Annule l'ordonnance de non-entrée en matière rendue le 11 avril 2022 et renvoie la cause au Ministère public pour complément d'enquête.

Laisse les frais de la procédure de recours à charge de l'État.

Invite les Services financiers du Pouvoir judiciaire à restituer à A______ SA l'avance de frais qu'elle a effectuée en CHF 900.-.

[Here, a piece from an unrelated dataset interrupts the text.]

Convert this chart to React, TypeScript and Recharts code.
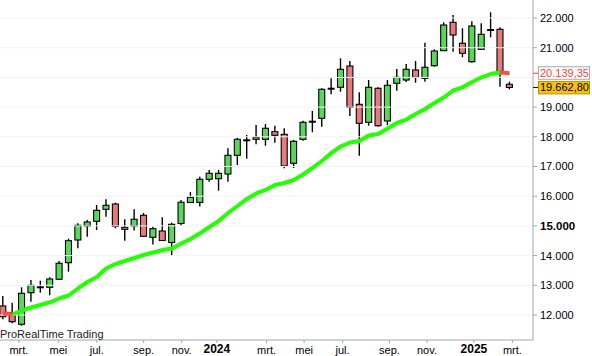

Notifie le présent arrêt, en copie, à la recourante, soit pour elle son conseil, et au Ministère public.

Siégeant :

Madame Daniela CHIABUDINI, présidente; Monsieur Christian COQUOZ et Madame Françoise SAILLEN AGAD, juges; Madame Arbenita VESELI, greffière.

 

La greffière :

Arbenita VESELI

 

La présidente :

Daniela CHIABUDINI

 

 

 

 

 

 

 

 

 

 

 

 

 

 

Voie de recours :

 

Le Tribunal fédéral connaît, comme juridiction ordinaire de recours, des recours en matière pénale au sens de l'art. 78 de la loi sur le Tribunal fédéral du 17 juin 2005 (LTF; RS 173.110); la qualité et les autres conditions pour interjeter recours sont déterminées par les art. 78 à 81 et 90 ss LTF. Le recours doit être formé dans les trente jours qui suivent la notification de l'expédition complète de l'arrêt attaqué.

 

Le recours doit être adressé au Tribunal fédéral, 1000 Lausanne 14. Les mémoires doivent être remis au plus tard le dernier jour du délai, soit au Tribunal fédéral soit, à l'attention de ce dernier, à La Poste Suisse ou à une représentation diplomatique ou consulaire suisse (art. 48 al. 1 LTF).